Corporation tax rate for foreign companies has been reduced from 40 per cent (plus surcharge & cess) to flat 30 per cent. If you thought draftsmen to the Direct Taxes Bill, 2010, (the code) had rationalised the tax rates for foreign companies, you should, maybe, continue reading this article.
While the basic corporate tax rates for Indian and foreign companies have been aligned, a new genre of tax, known as branch profit tax, is proposed to be imposed upon the latter. If the new legislation could see the dawn of day, foreign companies operating in India would be subjected to a 15 per cent tax, on their income attributable to Indian operations. And, this tax would be levied on profits, residual after payment of basic corporation tax rate of 30 per cent, taking the effective tax rate to 40.5 per cent.
The Working Group for Study of Non-Resident Taxation, which first proposed this tax in 2003, had aimed to remove discrimination between domestic and foreign companies. They proposed equalising the burden of dividend distribution tax (levied on Indian firms at the time of declaring dividends to shareholders) with branch profit taxes.
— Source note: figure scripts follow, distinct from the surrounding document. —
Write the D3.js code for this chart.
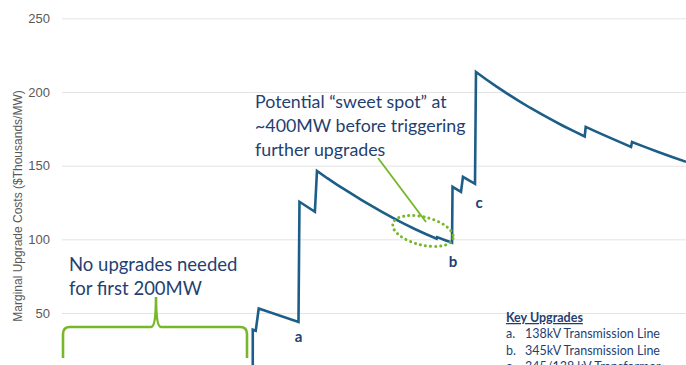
<!DOCTYPE html>
<html>
<head>
<meta charset="utf-8">
<script src="https://cdn.jsdelivr.net/npm/d3@7"></script>
<style>
  body { margin: 0; background: #fff; }
  svg { display: block; }
</style>
</head>
<body>
<div id="chart"></div>
<script>
// Marginal upgrade cost curve (MW of new capacity vs $k/MW)
const mw   = [200, 200, 203, 206, 246, 247, 262.5, 264.6, 275, 285, 298, 310, 320, 330, 341, 352, 363, 374, 385, 385.5, 393, 400.5,
              401, 409.5, 411.5, 423.6, 424.6, 435, 445, 456, 468, 479, 490, 501, 512, 523, 534,
              535, 546, 558, 569, 580.6, 581.6, 595, 608, 622, 636]
const cost = [0, 38.7, 38, 53, 44, 125.5, 118.7, 146.5, 141.5, 137, 131.5, 126.5, 122.5, 118.6, 114.5, 110.7, 107, 103.6, 100.4, 101.5, 99.6, 97.7,
              135.6, 132.2, 142.4, 137.7, 213.6, 208.5, 203.8, 198.9, 193.8, 189.3, 185.1, 181, 177.1, 173.4, 169.8,
              176.3, 172.9, 169.4, 166.1, 162.7, 166.1, 162.6, 159.3, 155.9, 152.6]
const yTicks = [50, 100, 150, 200, 250]
const upgradeKey = ["138kV Transmission Line", "345kV Transmission Line", "345/138 kV Transformer"]

const WIDTH = 686
const HEIGHT = 365
const NAVY = "#1f3f72"
const LINE = "#1d5e89"
const GREEN = "#76b82a"

const svg = d3.select("#chart").append("svg")
    .attr("width", WIDTH)
    .attr("height", HEIGHT)

const x = d3.scaleLinear().domain([0, 650]).range([54, 700])
const y = d3.scaleLinear().domain([0, 250]).range([386.7, 18.3])

// gridlines + tick labels
const yAxis = d3.axisLeft(y).tickValues(yTicks).tickSize(-(WIDTH - 62)).tickPadding(12)
const ga = svg.append("g").attr("transform", "translate(62,0)").call(yAxis)
ga.select(".domain").remove()
ga.selectAll(".tick line").attr("stroke", "#e3e3e3").attr("stroke-width", 1)
ga.selectAll(".tick text")
    .attr("fill", "#595959")
    .style("font-family", "Liberation Sans, Arial, sans-serif")
    .style("font-size", "13px")

// axis title
svg.append("text")
    .attr("transform", "translate(22,206) rotate(-90)")
    .attr("text-anchor", "middle")
    .attr("fill", "#595959")
    .style("font-family", "Liberation Sans, Arial, sans-serif")
    .style("font-size", "12px")
    .text("Marginal Upgrade Costs ($Thousands/MW)")

// cost curve
const pts = mw.map((d, i) => [d, cost[i]])
svg.append("path")
    .datum(pts)
    .attr("fill", "none")
    .attr("stroke", LINE)
    .attr("stroke-width", 2.6)
    .attr("stroke-linejoin", "miter")
    .attr("d", d3.line().x(d => x(d[0])).y(d => y(d[1])))

// a / b / c markers under the upgrade points
const labelFont = "Lato, Open Sans, sans-serif"
const marks = [{k: "a", i: 4, dx: 0, dy: 20}, {k: "b", i: 21, dx: 1, dy: 24}, {k: "c", i: 25, dx: 4, dy: 24}]
svg.selectAll("text.mk").data(marks).enter().append("text")
    .attr("class", "mk")
    .attr("x", d => x(mw[d.i]) + d.dx)
    .attr("y", d => y(cost[d.i]) + d.dy)
    .attr("text-anchor", "middle")
    .attr("fill", NAVY)
    .style("font-family", labelFont)
    .style("font-weight", "bold")
    .style("font-size", "15px")
    .text(d => d.k)

// "no upgrades" annotation
const ann = svg.append("g")
    .attr("fill", NAVY)
    .style("font-family", labelFont)
    .style("font-size", "18.5px")
ann.append("text").attr("x", 69).attr("y", 271).text("No upgrades needed")
ann.append("text").attr("x", 69).attr("y", 295).text("for first 200MW")

// curly brace over 0-200MW
const bx0 = 63, bx1 = 247, bm = 156, by = 327, bb = 358, bt = 297
svg.append("path")
    .attr("fill", "none")
    .attr("stroke", GREEN)
    .attr("stroke-width", 2.6)
    .attr("d", `M${bx0},${bb} L${bx0},${by + 7} Q${bx0},${by} ${bx0 + 7},${by}
                L${bm - 5},${by} Q${bm},${by} ${bm},${bt}
                Q${bm},${by} ${bm + 5},${by} L${bx1 - 7},${by}
                Q${bx1},${by} ${bx1},${by + 7} L${bx1},${bb}`)

// sweet spot annotation
const sw = svg.append("g")
    .attr("fill", NAVY)
    .style("font-family", labelFont)
    .style("font-size", "17.8px")
sw.append("text").attr("x", 255).attr("y", 108).text("Potential \u201csweet spot\u201d at")
sw.append("text").attr("x", 255).attr("y", 132).text("~400MW before triggering")
sw.append("text").attr("x", 255).attr("y", 156).text("further upgrades")

svg.append("line")
    .attr("x1", 378).attr("y1", 158).attr("x2", 426).attr("y2", 222)
    .attr("stroke", GREEN).attr("stroke-width", 1.8)

svg.append("ellipse")
    .attr("transform", "translate(423,231) rotate(14)")
    .attr("rx", 31).attr("ry", 14)
    .attr("fill", "none")
    .attr("stroke", GREEN)
    .attr("stroke-width", 3)
    .attr("stroke-linecap", "round")
    .attr("stroke-dasharray", "0.1 5")

// key
const key = svg.append("g")
    .attr("fill", NAVY)
    .style("font-family", labelFont)
    .style("font-size", "12.5px")
key.append("text").attr("x", 506).attr("y", 322)
    .style("font-weight", "bold")
    .attr("text-decoration", "underline")
    .text("Key Upgrades")
upgradeKey.forEach((t, i) => {
    key.append("text").attr("x", 506).attr("y", 338 + i * 16.5).text(String.fromCharCode(97 + i) + ".")
    key.append("text").attr("x", 525).attr("y", 338 + i * 16.5).text(t)
})
</script>
</body>
</html>
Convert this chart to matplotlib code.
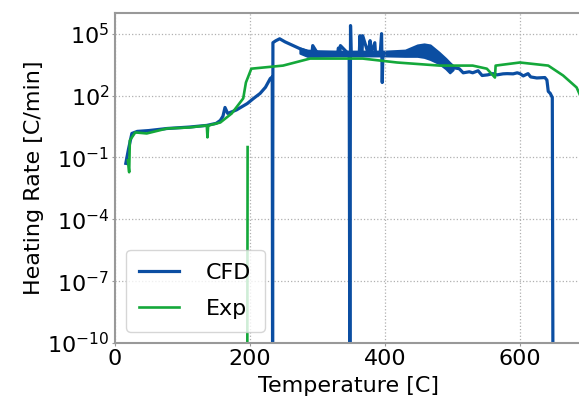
import numpy as np
import matplotlib
matplotlib.use("Agg")
import matplotlib.pyplot as plt

# CFD heating rate (C/min) vs temperature (C); 1e-12 marks points that fall off the log axis
cfd_T = [16, 20, 25, 33, 50, 77, 110, 136, 150, 156, 160, 163, 167, 180, 196, 205, 215, 223, 230, 233,
         233.5, 234, 238, 244, 252, 262, 274, 286, 292, 293, 300, 320, 330, 331, 333, 334, 345,
         347, 348, 349, 350, 355, 362, 363, 364, 366, 367, 375, 378, 379, 385, 386, 393, 395,
         396, 397, 410, 430, 448, 460, 470, 485, 496, 501, 510, 516, 525, 530, 538, 544, 552,
         560, 566, 575, 581, 590, 596, 600, 605, 612, 616, 625, 637, 640, 642, 645, 648, 649, 650]
cfd_log = [-1.29, -0.6, 0.16, 0.26, 0.3, 0.40, 0.47, 0.55, 0.65, 0.79, 1.0, 1.42, 1.13, 1.3, 1.61, 1.85, 2.1, 2.4, 2.82, 2.9,
           -12, 4.56, 4.65, 4.75, 4.6, 4.45, 4.27, 4.12, 4.1, 4.42, 4.05, 4.05, 4.05, 4.3, 4.05, 4.42, 4.05,
           4.05, -12, 5.39, 4.05, 4.05, 4.05, 4.9, 4.05, 4.05, 4.9, 4.05, 4.66, 4.05, 4.56, 4.05, 4.05, 5.0,
           2.63, 4.05, 4.05, 4.05, 4.1, 4.2, 4.0, 3.8, 3.5, 3.35, 3.3, 3.1, 3.15, 3.1, 3.2, 2.97, 3.0,
           3.06, 3.0, 3.05, 3.06, 3.05, 3.1, 3.06, 2.95, 3.06, 2.9, 2.85, 2.87, 2.75, 2.2, 2.1, 1.9, -12, -12]

# thick noisy band of the CFD signal (log10 envelope)
band_T = [274, 285, 300, 330, 360, 400, 430, 448, 458, 467, 480, 490, 496, 501]
band_lo = [4.05, 3.9, 3.9, 3.92, 3.92, 3.92, 3.9, 3.9, 3.85, 3.75, 3.55, 3.3, 3.1, 3.25]
band_hi = [4.3, 4.2, 4.17, 4.15, 4.15, 4.15, 4.2, 4.45, 4.5, 4.45, 4.1, 3.8, 3.6, 3.45]

# experiment
exp_T = [19, 21, 22, 30, 47, 77, 110, 136, 137, 138, 140, 156, 173, 190, 194, 202, 249, 289, 319,
         367, 418, 481, 530, 551, 563, 564, 600, 642, 664, 684, 692,
         np.nan, 196, 196.5]
exp_log = [-1.14, -1.72, -0.18, 0.21, 0.16, 0.40, 0.45, 0.55, -0.03, 0.5, 0.56, 0.69, 1.13, 1.86, 2.63, 3.3,
           3.45, 3.79, 3.79, 3.79, 3.6, 3.45, 3.45, 3.3, 2.87, 3.45, 3.6, 3.45, 2.97, 2.39, 1.8,
           np.nan, -12, -0.5]

blue = "#0b4ea2"
green = "#14a83a"

plt.rcParams["font.size"] = 16

fig = plt.figure(figsize=(5.79, 3.99), dpi=100)
ax = fig.add_axes([115 / 579, 56 / 399, 467 / 579, 330 / 399])

ax.fill_between(band_T, 10.0 ** np.array(band_lo), 10.0 ** np.array(band_hi),
                color=blue, linewidth=1.5)
ax.plot(cfd_T, 10.0 ** np.array(cfd_log), color=blue, lw=2.3, label="CFD")
ax.plot(exp_T, 10.0 ** np.array(exp_log), color=green, lw=1.9, label="Exp")

ax.set_yscale("log")
ax.set_xlim(0, 692)
ax.set_ylim(1e-10, 1e6)
ax.set_yticks([1e-10, 1e-7, 1e-4, 1e-1, 1e2, 1e5])
ax.set_xticks([0, 200, 400, 600])
ax.minorticks_off()

ax.grid(True, color="#b0b0b0", linestyle=":", linewidth=0.9)
for s in ax.spines.values():
    s.set_color("#999999")
    s.set_linewidth(1.5)
ax.spines["right"].set_visible(False)
ax.tick_params(colors="#999999", labelcolor="black", length=2, pad=2, labelsize=16)

ax.set_xlabel("Temperature [C]", fontsize=16, labelpad=5)
ax.set_ylabel("Heating Rate [C/min]", fontsize=16, labelpad=2)

ax.legend(loc="lower left", fontsize=16, handlelength=1.8, handletextpad=1.2,
          labelspacing=0.7, borderpad=0.6)

fig.savefig("out.png", dpi=100)
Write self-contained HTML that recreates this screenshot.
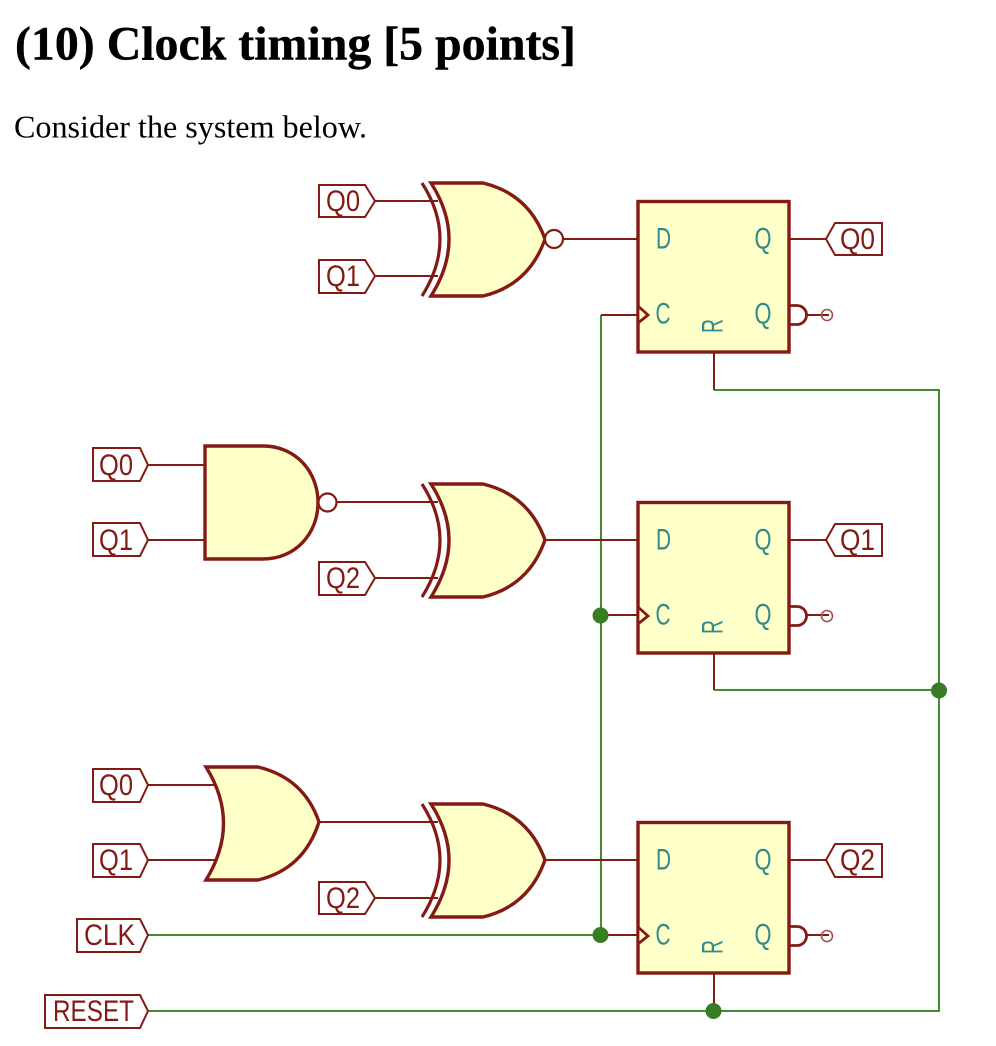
<!DOCTYPE html>
<html><head><meta charset="utf-8"><style>
html,body{margin:0;padding:0;background:#fff}
svg{display:block}
.t{font-family:"Liberation Serif",serif;fill:#000}
.l{font-family:"Liberation Sans",sans-serif;font-size:30px;fill:#841a14}
.p{font-family:"Liberation Sans",sans-serif;font-size:30px;fill:#2f8a8e}
.w{stroke:#841a14;stroke-width:2;fill:none}
.g{stroke:#428c30;stroke-width:2;fill:none}
.b{stroke:#841a14;stroke-width:2.2;fill:#fff}
.s{stroke:#841a14;stroke-width:3.4;fill:#ffffc8;stroke-linejoin:miter}
.a{stroke:#841a14;stroke-width:3.2;fill:none}
.k{stroke:#841a14;stroke-width:2.8;fill:#fff}
.c{stroke:#841a14;stroke-width:2.8;fill:#ffffc8}
.m{stroke:#a5524e;stroke-width:1.6;fill:none}
.d{fill:#367d23}
</style></head><body>
<svg width="996" height="1046" viewBox="0 0 996 1046" xmlns="http://www.w3.org/2000/svg">
<text class="t" x="15" y="59.500" font-size="48" font-weight="bold" stroke="#000" stroke-width="0.4" textLength="561" lengthAdjust="spacingAndGlyphs">(10) Clock timing [5 points]</text>
<text class="t" x="14" y="137.500" font-size="32" textLength="353" lengthAdjust="spacingAndGlyphs">Consider the system below.</text>

<!-- green wires -->
<path class="g" d="M601 315V935M148 935H601M148 1011H939V390H714M714 690H939"/>

<!-- red wires -->
<path class="w" d="M375 201H438M375 276H438M537 239H638M789 239H826M601 315H638M714 352V390M807 315H829"/>
<path class="w" d="M148 465H205M148 540H205M337 502H438M375 578H438M545 540H638M789 540H826M601 615H638M714 654V690M807 615H829"/>
<path class="w" d="M148 785H216M148 860H216M319 822H438M375 898H438M545 860H638M789 860H826M601 935H638M714 974V1011M807 935H829"/>

<!-- XOR 1 -->
<g>
<path class="a" d="M422 183Q458 239 422 296"/>
<path class="s" d="M431 183H483Q529 194 545 239Q529 285 483 296H431Q467 239 431 183Z"/>
<circle class="b" cx="554" cy="239" r="9"/>
</g>
<!-- XOR 2 -->
<g transform="translate(0,301)">
<path class="a" d="M422 183Q458 239 422 296"/>
<path class="s" d="M431 183H483Q529 194 545 239Q529 285 483 296H431Q467 239 431 183Z"/>
</g>
<!-- XOR 3 -->
<g transform="translate(0,621)">
<path class="a" d="M422 183Q458 239 422 296"/>
<path class="s" d="M431 183H483Q529 194 545 239Q529 285 483 296H431Q467 239 431 183Z"/>
</g>
<!-- AND -->
<path class="s" d="M205 446H263C296 446 318 472 318 502.500C318 533 296 559 263 559H205Z"/>
<circle class="b" cx="327.500" cy="502.500" r="9"/>
<!-- OR -->
<path class="s" d="M206 767H258Q304 778 319 822Q304 869 258 880H206Q241 823 206 767Z"/>

<!-- Flip-flops -->
<g>
<path class="k" d="M789 305.500H797A9.500 9.500 0 0 1 797 324.500H789Z"/>
<rect class="s" x="638" y="201.500" width="151" height="150.500"/>
<path class="c" d="M638 306L648 315L638 323Z"/>
<circle class="m" cx="827" cy="315" r="5.500"/>
</g>
<g transform="translate(0,301)">
<path class="k" d="M789 305.500H797A9.500 9.500 0 0 1 797 324.500H789Z"/>
<rect class="s" x="638" y="201.500" width="151" height="150.500"/>
<path class="c" d="M638 306L648 315L638 323Z"/>
<circle class="m" cx="827" cy="315" r="5.500"/>
</g>
<g transform="translate(0,621)">
<path class="k" d="M789 305.500H797A9.500 9.500 0 0 1 797 324.500H789Z"/>
<rect class="s" x="638" y="201.500" width="151" height="150.500"/>
<path class="c" d="M638 306L648 315L638 323Z"/>
<circle class="m" cx="827" cy="315" r="5.500"/>
</g>

<!-- Pin text -->
<g>
<text class="p" x="656" y="248.500" textLength="15" lengthAdjust="spacingAndGlyphs">D</text>
<text class="p" x="754.500" y="248.500" textLength="17" lengthAdjust="spacingAndGlyphs">Q</text>
<text class="p" x="655.500" y="323.500" textLength="15" lengthAdjust="spacingAndGlyphs">C</text>
<text class="p" x="754.500" y="323.500" textLength="17" lengthAdjust="spacingAndGlyphs">Q</text>
<text class="p" transform="translate(722.500,333) rotate(-90)" x="0" y="0" textLength="14" lengthAdjust="spacingAndGlyphs">R</text>
</g>
<g transform="translate(0,301)">
<text class="p" x="656" y="248.500" textLength="15" lengthAdjust="spacingAndGlyphs">D</text>
<text class="p" x="754.500" y="248.500" textLength="17" lengthAdjust="spacingAndGlyphs">Q</text>
<text class="p" x="655.500" y="323.500" textLength="15" lengthAdjust="spacingAndGlyphs">C</text>
<text class="p" x="754.500" y="323.500" textLength="17" lengthAdjust="spacingAndGlyphs">Q</text>
<text class="p" transform="translate(722.500,333) rotate(-90)" x="0" y="0" textLength="14" lengthAdjust="spacingAndGlyphs">R</text>
</g>
<g transform="translate(0,621)">
<text class="p" x="656" y="248.500" textLength="15" lengthAdjust="spacingAndGlyphs">D</text>
<text class="p" x="754.500" y="248.500" textLength="17" lengthAdjust="spacingAndGlyphs">Q</text>
<text class="p" x="655.500" y="323.500" textLength="15" lengthAdjust="spacingAndGlyphs">C</text>
<text class="p" x="754.500" y="323.500" textLength="17" lengthAdjust="spacingAndGlyphs">Q</text>
<text class="p" transform="translate(722.500,333) rotate(-90)" x="0" y="0" textLength="14" lengthAdjust="spacingAndGlyphs">R</text>
</g>

<!-- Input labels -->
<path class="w" d="M319 185H365L375 201L365 217H319Z"/><text class="l" x="326" y="211" textLength="34" lengthAdjust="spacingAndGlyphs">Q0</text>
<path class="w" d="M319 260H365L375 276L365 293H319Z"/><text class="l" x="326" y="286" textLength="34" lengthAdjust="spacingAndGlyphs">Q1</text>
<path class="w" d="M93 448H140L148 465L140 481H93Z"/><text class="l" x="99" y="475" textLength="34" lengthAdjust="spacingAndGlyphs">Q0</text>
<path class="w" d="M93 523H140L148 540L140 556H93Z"/><text class="l" x="99" y="550" textLength="34" lengthAdjust="spacingAndGlyphs">Q1</text>
<path class="w" d="M319 562H365L375 578L365 595H319Z"/><text class="l" x="326" y="588" textLength="34" lengthAdjust="spacingAndGlyphs">Q2</text>
<path class="w" d="M93 769H140L148 785L140 802H93Z"/><text class="l" x="99" y="795" textLength="34" lengthAdjust="spacingAndGlyphs">Q0</text>
<path class="w" d="M93 844H140L148 860L140 877H93Z"/><text class="l" x="99" y="870" textLength="34" lengthAdjust="spacingAndGlyphs">Q1</text>
<path class="w" d="M319 882H365L375 898L365 914H319Z"/><text class="l" x="326" y="908" textLength="34" lengthAdjust="spacingAndGlyphs">Q2</text>
<path class="w" d="M77 919H140L148 935L140 952H77Z"/><text class="l" x="84" y="945" textLength="51" lengthAdjust="spacingAndGlyphs">CLK</text>
<path class="w" d="M45 995H140L148 1011L140 1028H45Z"/><text class="l" x="53" y="1021" textLength="81" lengthAdjust="spacingAndGlyphs">RESET</text>

<!-- Output labels -->
<path class="w" d="M826 239L835 223H882V255H835Z"/><text class="l" x="840" y="249" textLength="35" lengthAdjust="spacingAndGlyphs">Q0</text>
<path class="w" d="M826 540L835 524H882V556H835Z"/><text class="l" x="840" y="550" textLength="35" lengthAdjust="spacingAndGlyphs">Q1</text>
<path class="w" d="M826 860L835 844H882V877H835Z"/><text class="l" x="840" y="870" textLength="35" lengthAdjust="spacingAndGlyphs">Q2</text>

<!-- Junctions -->
<circle class="d" cx="600.500" cy="615.500" r="8"/>
<circle class="d" cx="600.500" cy="935" r="8"/>
<circle class="d" cx="939" cy="690.500" r="8"/>
<circle class="d" cx="713.500" cy="1011" r="8"/>
</svg>
</body></html>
However, the legislators to the Code have implemented their recommendation, overlooking its basic rationale. In its present form, all branches of foreign companies are liable to branch profit tax, irrespective of whether or not profits are repatriated to home jurisdiction. And, discrimination continues to exist, as the base for computing this tax is to be computed, considering even indirectly attributed profits.
Stakeholders have repeatedly made representations before the finance ministry to clarify their stand on the anomaly and there is an urgent need for the ministry to dispel qualms of perplexed foreign investors. It also needs to clarify whether withholding tax provisions shall apply to this new tax and whether its credit shall be available to foreign companies in their home countries.